Leider haben wir die Hälfte der Show verpasst, weil Andy überzogen hat. Aber naja. Wir haben zumindest einen Eindruck gewonnen und der ist auf jeden Fall positiv.

Autoportante: Szenen einer Ehe
Ein Blick auf die Uhr sagt uns, dass es bereits 18:30 Uhr ist. Also schnell zur nächsten Performance. Es steht das letzte Künstlerduo auf dem Programm, dass wir uns für heute ausgesucht haben. Die Compagnia Autoportante mit ihrem Programm „Fuori al naturale“ soll es sein. Vor der St. Jakobikirche hat sich bereits eine größere Menschenmenge eingefunden. Wir finden aber dennoch einen guten Platz. Auf dem Platz steht vor uns das Drahtseil, auf dem die beiden gleich „Szenen einer Ehe“ aufführen wollen. Und tatsächlich, das erfahren wir nach der Show, sind die beiden miteinander verheiratet und haben ein kleines Kind zusammen. Sind die dargebotenen Szenen also vom Alltag inspiriert? Nun eigentlich ist das relativ nebensächlich, weil es in erster Linie um die Akrobatik geht. Das Tanzen auf dem Seil verlangt absolute Konzentration und volle Körperspannung. Die beiden sind ein eingespieltes Team und trotz des angestrengten Gesichtsausdrucks wird deutlich, dass Ihnen die Darbietung auch Spaß macht.

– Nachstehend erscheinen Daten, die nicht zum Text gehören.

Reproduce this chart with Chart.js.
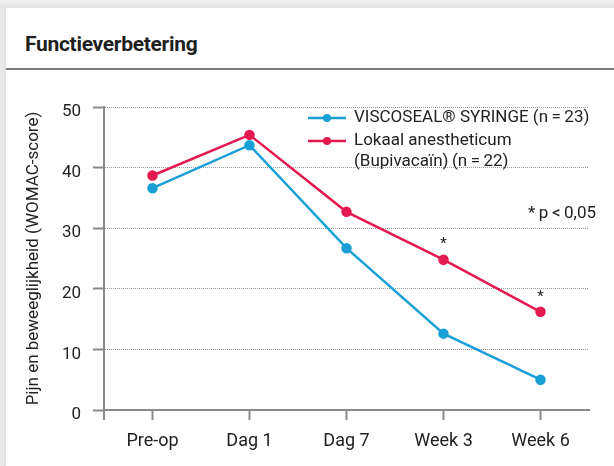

Höhepunkte der Show sind der Spagat von Emma Edvige Ungaro, der Spreizsprung von Damián Elencwajg und der Seiltanz auf hohen Hacken. Chapeau!

Wir jedenfalls fühlten uns am heutigen Tag bestens unterhalten und hatten einen wirklich schönen Nachmittag. Und ja, das Duo Spontano hat somit recht behalten. Das macht Spaß und gute Laune. Wir freuen uns schon auf den Pflasterzauber im nächsten Jahr.